Cloaking Detection?
drcrja asks: "I am conducting some academic research on the use of cloaking and how it affects search engine rankings (cloaking is the practice of delivering a specially optimized page to search engine spiders while delivering a completely different page to the user). I am currently using Alta Vista's Babel Fish to retrieve pages and compare those pages to the pages on the actual web sites but I am trying to find other methods of detecting cloaking. I am wondering if any members of the /. community have any experience with this?"

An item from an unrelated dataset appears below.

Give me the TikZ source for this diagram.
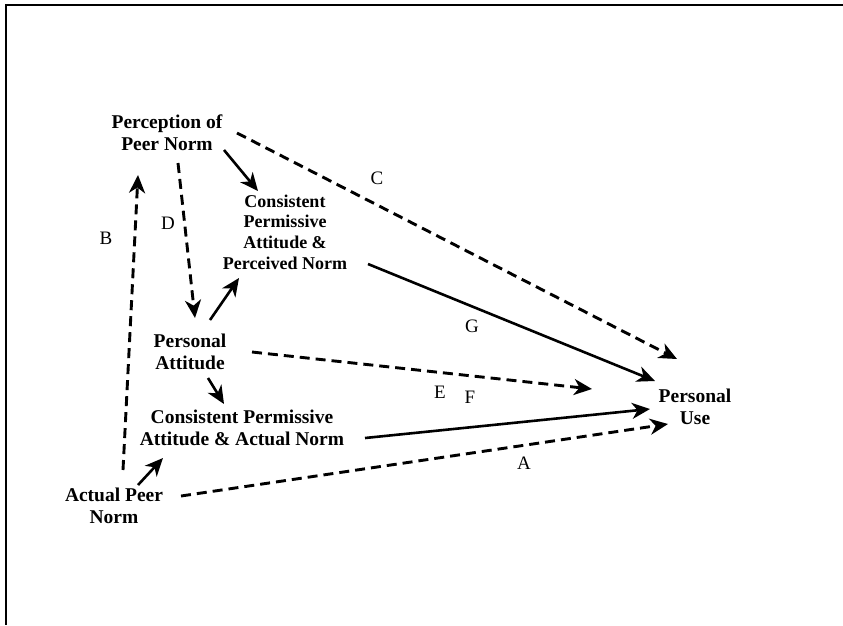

I imagine wget or another HTTP client can be coaxed to spit out the spider and browser type strings associated with search engine spiders. It would be a simple, straightforward hack to make a script that would request a page twice, once reporting itself as a search engine (and requesting the robots.txt file for good measure) and secondly as a regular browser. Then do a simple compare.
You could give it a list of sites and it could go through dozens or hundreds of sites a minute, rather than you doing it by hand. You could have it save pages that show differences, or at least give you the URLs so you could load them later and study the differences (if that is a goal).
You could use PHP, perl, java, etc to do this very simply as well. I imagine a simple PHP script could well be less than 50 lines, and could even call your browser and load the two pages side by side each time it found a difference.
-Adam
Hi
First: sometimes google cached copies of pages might be informative.
Changing your browser's User-agent str won't always detect the cloaking, as it is quite likely to be configured to work by ip addr block too (googlebot!). Similarly, babelfish may not show cloaked pages because it comes from a different IP than altavista'a index bots and this can be checked for in the cloaking server's config.
Second: it is *imperitave* that search engines keep unique user-agent strings that identify them. P'haps none of you who suggested the engine change user-agent str runs a website? It would remove a great tool from log analasys, and in the end make no difference to cloakers as they'd just do engine detection by IP anyway.